I’d been thinking about writing this post for quite some time. In fact, I’m fairly certain I’ve kept a note somewhere in my Google Keep for over two years, jotting down some of the ideas I had. But I hesitated. And I procrastinated. I put it off, because I wasn’t really sure I wanted to write it, let alone share it with the rest of the world. But enough is enough, so here we are.

Feeling in My Gut

And I mean, it’s not like I haven’t touched on this subject at least a few times before. I’ve spoken openly about how I always worry I’m not being a good enough parent. But it’s the kind of thing that seems to come up again and again, and in so many areas of my life. Am I doing enough? Perhaps more poignantly, am I enough?

You might recall that “enough” was one of my guiding words of 2018. I really wanted to internalize that idea. However, as you’ve assuredly experienced yourself, knowing something on an intellectual level and embracing it on an emotional or psychological level are two different things altogether. On some level, I know I’m doing enough. But I don’t feel it. I don’t believe it.

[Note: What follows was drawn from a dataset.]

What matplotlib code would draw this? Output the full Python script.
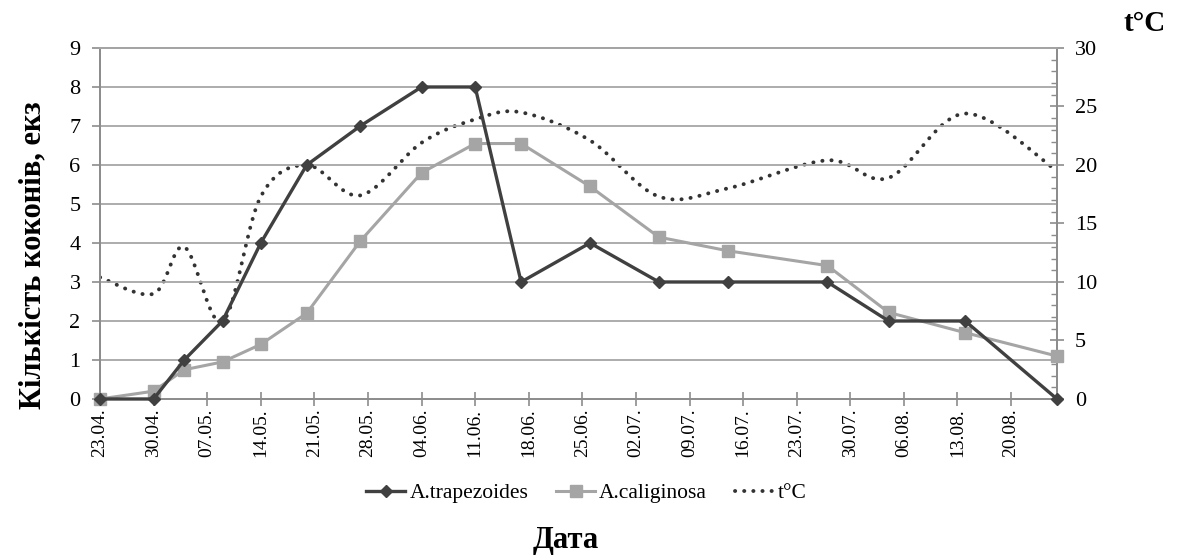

Just as I mentioned when I looked back at last year’s guiding words, and again in this week’s vlog, I really struggled with “enough” last year. And it’s something that continues to haunt me in 2019. I can’t move on. It’s still there. Taunting me.

Do you ever feel like it’s all peaches and rainbows and unicorns around you, but inside your head, it’s a heaping dumpster fire? Like you’re constantly letting everyone down and you’ll never be good enough? That. Yes, that.

How to Measure Enough

I know that money isn’t everything. I also know that it’s one of the few objective measures of “success,” at least in a professional scope. Looking at my income over the years, I haven’t experienced the growth I had hoped I would. I’m not where I thought I’d be. The same is true with sales of my books, just as it is with this blog. Maybe I’m just being greedy, but I always thought that they’d do more. My modest tale is somehow not enough.

But isn’t that just another example of distorted thinking? People tell me I’m a good dad, usually based on what I post online. After I posted my year in numbers, people told me they were impressed with how much content I manage to produce. Now, I can never be certain if they’re actually being genuine or if they’re just playing the role of supporter. I want to believe them. I really do.

Focus, Fear and Freedom

There’s this concept in psychology called the Zeigarnik Effect. Named after Lithuanian psychologist Bluma Zeigarnik, who studied at the University of Berlin, the Zeigarnik Effect basically says that you are better at remembering tasks that were interrupted, or tasks that were left undone, than you are at remembering the tasks that you did complete. This relates directly to my relationship with to-do lists.

Without to-do lists, I’d be wildly disorganized. Without writing it down, I’d never remember everything I had to do. But literally at the end of the day, practically every day, I’m always left with tasks undone. And that’s what I remember. I remember I didn’t do enough. And it haunts me, carrying those tasks over to the next day, the next week, and in the case of this post, two years later.

It’s a struggle and I’ve been trying to pare down my daily to-do lists into something a little more reasonable. It’s about accepting limitations, and taking pride in what I do manage to accomplish. Easier said than done, of course.

Okay. That’s enough self-indulgence for now, so I’ll just leave it at that. Thank you for reading.